▶ **Given problem**
Nothing outside the lines from the one containing "Output the LaTeX" through the one containing "(301,274) circle (134);" should be copied, and no pictures either. Copy those lines exactly.

▶ **Exercise input**
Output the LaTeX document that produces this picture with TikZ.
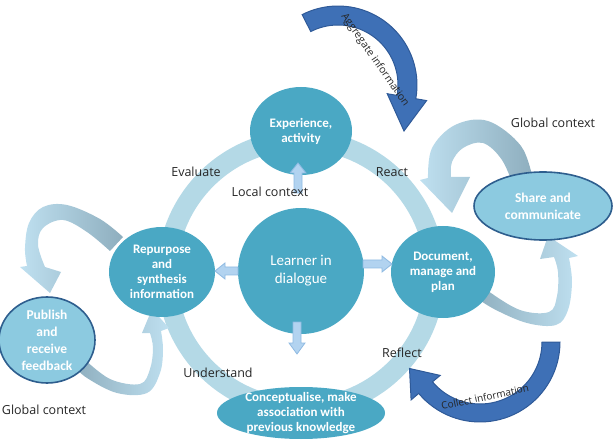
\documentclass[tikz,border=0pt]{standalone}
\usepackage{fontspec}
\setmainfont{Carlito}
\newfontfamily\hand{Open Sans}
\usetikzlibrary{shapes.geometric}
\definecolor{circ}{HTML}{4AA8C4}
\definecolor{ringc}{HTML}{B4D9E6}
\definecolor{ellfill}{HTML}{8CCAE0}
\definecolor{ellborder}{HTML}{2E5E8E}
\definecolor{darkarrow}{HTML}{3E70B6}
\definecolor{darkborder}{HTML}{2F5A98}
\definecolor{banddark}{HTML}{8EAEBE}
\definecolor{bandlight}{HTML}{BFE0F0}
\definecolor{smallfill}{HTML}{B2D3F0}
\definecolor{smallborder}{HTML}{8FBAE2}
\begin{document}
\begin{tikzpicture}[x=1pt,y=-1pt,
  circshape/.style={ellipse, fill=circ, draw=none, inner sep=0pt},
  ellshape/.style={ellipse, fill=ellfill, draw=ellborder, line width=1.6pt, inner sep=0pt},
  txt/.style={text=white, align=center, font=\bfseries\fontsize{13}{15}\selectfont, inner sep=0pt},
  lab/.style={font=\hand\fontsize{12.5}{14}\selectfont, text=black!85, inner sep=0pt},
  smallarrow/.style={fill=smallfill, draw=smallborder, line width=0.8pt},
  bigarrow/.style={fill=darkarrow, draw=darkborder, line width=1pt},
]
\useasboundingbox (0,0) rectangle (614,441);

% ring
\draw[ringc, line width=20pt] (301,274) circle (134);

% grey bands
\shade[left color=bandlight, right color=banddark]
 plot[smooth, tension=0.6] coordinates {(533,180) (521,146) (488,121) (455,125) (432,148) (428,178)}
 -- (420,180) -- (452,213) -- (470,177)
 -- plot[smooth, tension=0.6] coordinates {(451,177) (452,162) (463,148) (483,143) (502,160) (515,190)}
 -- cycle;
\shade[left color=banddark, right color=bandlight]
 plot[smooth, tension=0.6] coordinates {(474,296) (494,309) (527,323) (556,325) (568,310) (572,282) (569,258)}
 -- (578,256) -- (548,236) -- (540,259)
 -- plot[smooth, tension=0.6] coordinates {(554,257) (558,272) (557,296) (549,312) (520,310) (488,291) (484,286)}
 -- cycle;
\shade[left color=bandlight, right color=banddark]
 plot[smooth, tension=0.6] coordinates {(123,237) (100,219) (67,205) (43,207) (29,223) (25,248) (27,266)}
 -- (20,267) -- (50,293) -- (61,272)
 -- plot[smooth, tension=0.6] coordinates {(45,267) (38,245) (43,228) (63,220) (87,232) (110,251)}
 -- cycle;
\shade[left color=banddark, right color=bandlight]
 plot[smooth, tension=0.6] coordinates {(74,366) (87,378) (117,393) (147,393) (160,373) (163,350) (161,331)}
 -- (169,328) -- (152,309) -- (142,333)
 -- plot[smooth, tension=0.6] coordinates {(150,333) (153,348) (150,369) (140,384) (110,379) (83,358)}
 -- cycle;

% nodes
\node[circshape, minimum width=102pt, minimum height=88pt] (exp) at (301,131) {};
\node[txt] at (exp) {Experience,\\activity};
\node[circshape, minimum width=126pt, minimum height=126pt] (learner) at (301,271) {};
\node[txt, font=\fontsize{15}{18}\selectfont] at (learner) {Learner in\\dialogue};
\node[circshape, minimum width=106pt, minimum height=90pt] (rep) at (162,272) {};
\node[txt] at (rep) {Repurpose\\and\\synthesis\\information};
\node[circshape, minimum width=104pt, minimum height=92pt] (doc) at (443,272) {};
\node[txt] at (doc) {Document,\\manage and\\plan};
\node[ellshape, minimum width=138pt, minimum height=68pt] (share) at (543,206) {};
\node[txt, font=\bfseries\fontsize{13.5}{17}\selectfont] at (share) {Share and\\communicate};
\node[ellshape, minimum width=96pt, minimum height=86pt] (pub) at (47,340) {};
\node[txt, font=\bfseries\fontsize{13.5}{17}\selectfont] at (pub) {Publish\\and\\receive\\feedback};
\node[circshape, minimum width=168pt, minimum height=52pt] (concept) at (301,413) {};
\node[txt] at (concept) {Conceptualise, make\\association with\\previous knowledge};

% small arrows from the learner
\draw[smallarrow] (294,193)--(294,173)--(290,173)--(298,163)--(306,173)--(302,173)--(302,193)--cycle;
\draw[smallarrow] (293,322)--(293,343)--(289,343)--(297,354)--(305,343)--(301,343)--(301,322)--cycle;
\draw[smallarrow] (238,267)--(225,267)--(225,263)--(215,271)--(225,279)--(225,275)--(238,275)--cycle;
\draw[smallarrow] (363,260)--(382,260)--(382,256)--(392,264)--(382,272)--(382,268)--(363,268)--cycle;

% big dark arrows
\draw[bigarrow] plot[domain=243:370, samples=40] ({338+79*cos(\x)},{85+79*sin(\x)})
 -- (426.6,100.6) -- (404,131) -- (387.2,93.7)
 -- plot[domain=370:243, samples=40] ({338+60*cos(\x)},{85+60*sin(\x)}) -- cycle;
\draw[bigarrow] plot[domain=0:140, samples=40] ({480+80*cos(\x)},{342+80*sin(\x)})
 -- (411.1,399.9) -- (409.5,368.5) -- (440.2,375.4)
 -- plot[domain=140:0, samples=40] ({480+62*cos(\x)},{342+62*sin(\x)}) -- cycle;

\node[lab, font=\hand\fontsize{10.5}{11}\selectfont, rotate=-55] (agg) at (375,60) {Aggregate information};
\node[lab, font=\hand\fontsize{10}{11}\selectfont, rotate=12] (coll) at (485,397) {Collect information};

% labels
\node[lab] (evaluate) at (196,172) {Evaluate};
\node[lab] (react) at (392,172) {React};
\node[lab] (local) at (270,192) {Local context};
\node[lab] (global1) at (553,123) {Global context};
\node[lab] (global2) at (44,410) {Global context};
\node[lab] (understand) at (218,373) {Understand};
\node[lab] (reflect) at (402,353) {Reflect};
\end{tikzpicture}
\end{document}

--

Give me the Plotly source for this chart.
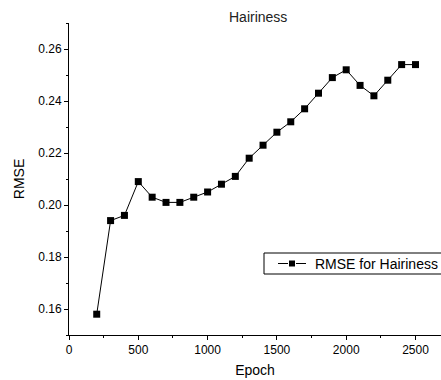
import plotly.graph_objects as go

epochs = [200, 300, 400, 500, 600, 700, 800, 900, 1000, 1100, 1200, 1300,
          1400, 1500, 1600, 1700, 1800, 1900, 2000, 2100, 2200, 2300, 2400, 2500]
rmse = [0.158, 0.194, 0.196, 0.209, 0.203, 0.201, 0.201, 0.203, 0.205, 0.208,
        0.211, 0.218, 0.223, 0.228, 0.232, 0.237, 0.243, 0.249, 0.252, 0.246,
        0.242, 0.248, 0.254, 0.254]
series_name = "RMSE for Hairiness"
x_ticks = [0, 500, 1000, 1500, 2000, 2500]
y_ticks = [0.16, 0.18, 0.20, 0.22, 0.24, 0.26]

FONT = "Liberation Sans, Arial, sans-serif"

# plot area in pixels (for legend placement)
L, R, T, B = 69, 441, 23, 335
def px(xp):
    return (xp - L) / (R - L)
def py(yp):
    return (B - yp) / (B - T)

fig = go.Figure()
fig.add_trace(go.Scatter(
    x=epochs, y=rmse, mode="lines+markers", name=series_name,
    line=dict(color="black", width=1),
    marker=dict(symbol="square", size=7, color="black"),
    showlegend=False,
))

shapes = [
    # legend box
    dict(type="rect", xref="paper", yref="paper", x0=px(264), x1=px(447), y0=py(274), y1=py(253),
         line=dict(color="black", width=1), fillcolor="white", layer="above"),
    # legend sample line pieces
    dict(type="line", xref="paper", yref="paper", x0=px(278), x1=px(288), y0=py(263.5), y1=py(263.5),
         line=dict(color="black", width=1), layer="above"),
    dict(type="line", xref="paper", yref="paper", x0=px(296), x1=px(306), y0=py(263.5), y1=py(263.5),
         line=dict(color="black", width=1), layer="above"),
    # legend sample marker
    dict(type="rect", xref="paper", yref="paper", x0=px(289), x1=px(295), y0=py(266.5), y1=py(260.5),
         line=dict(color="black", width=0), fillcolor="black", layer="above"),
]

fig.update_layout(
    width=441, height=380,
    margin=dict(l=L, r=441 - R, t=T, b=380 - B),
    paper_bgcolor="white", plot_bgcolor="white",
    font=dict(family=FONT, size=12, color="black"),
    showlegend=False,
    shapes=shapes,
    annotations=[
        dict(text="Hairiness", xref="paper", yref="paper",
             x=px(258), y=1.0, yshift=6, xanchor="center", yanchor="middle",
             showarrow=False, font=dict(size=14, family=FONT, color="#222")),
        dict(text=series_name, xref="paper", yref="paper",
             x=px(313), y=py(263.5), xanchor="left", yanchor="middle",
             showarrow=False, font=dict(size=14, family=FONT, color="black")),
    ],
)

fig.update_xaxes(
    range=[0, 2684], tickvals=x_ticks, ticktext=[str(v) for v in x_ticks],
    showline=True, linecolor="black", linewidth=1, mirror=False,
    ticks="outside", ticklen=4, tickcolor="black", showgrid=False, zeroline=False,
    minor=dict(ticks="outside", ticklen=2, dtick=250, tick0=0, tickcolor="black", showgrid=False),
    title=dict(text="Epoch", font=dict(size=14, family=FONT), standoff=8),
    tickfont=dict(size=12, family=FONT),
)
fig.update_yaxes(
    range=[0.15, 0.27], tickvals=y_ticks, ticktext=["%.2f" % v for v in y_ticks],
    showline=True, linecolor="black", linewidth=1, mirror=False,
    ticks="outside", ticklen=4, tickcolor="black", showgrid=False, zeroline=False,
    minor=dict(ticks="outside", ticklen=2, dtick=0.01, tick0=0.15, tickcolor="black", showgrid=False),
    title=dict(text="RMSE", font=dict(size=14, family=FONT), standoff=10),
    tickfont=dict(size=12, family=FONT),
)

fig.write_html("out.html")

...

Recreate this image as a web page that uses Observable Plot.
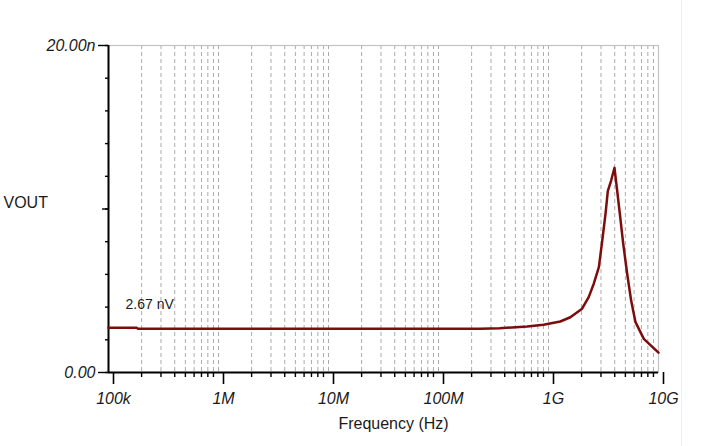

▶ **Full answer**
Output the LaTeX document that produces this picture with TikZ.
\documentclass[tikz,border=0pt]{standalone}
\usepackage{fontspec}
\setmainfont{Carlito}
\newfontfamily\hand{Open Sans}
\usetikzlibrary{shapes.geometric}
\definecolor{circ}{HTML}{4AA8C4}
\definecolor{ringc}{HTML}{B4D9E6}
\definecolor{ellfill}{HTML}{8CCAE0}
\definecolor{ellborder}{HTML}{2E5E8E}
\definecolor{darkarrow}{HTML}{3E70B6}
\definecolor{darkborder}{HTML}{2F5A98}
\definecolor{banddark}{HTML}{8EAEBE}
\definecolor{bandlight}{HTML}{BFE0F0}
\definecolor{smallfill}{HTML}{B2D3F0}
\definecolor{smallborder}{HTML}{8FBAE2}
\begin{document}
\begin{tikzpicture}[x=1pt,y=-1pt,
  circshape/.style={ellipse, fill=circ, draw=none, inner sep=0pt},
  ellshape/.style={ellipse, fill=ellfill, draw=ellborder, line width=1.6pt, inner sep=0pt},
  txt/.style={text=white, align=center, font=\bfseries\fontsize{13}{15}\selectfont, inner sep=0pt},
  lab/.style={font=\hand\fontsize{12.5}{14}\selectfont, text=black!85, inner sep=0pt},
  smallarrow/.style={fill=smallfill, draw=smallborder, line width=0.8pt},
  bigarrow/.style={fill=darkarrow, draw=darkborder, line width=1pt},
]
\useasboundingbox (0,0) rectangle (614,441);

% ring
\draw[ringc, line width=20pt] (301,274) circle (134);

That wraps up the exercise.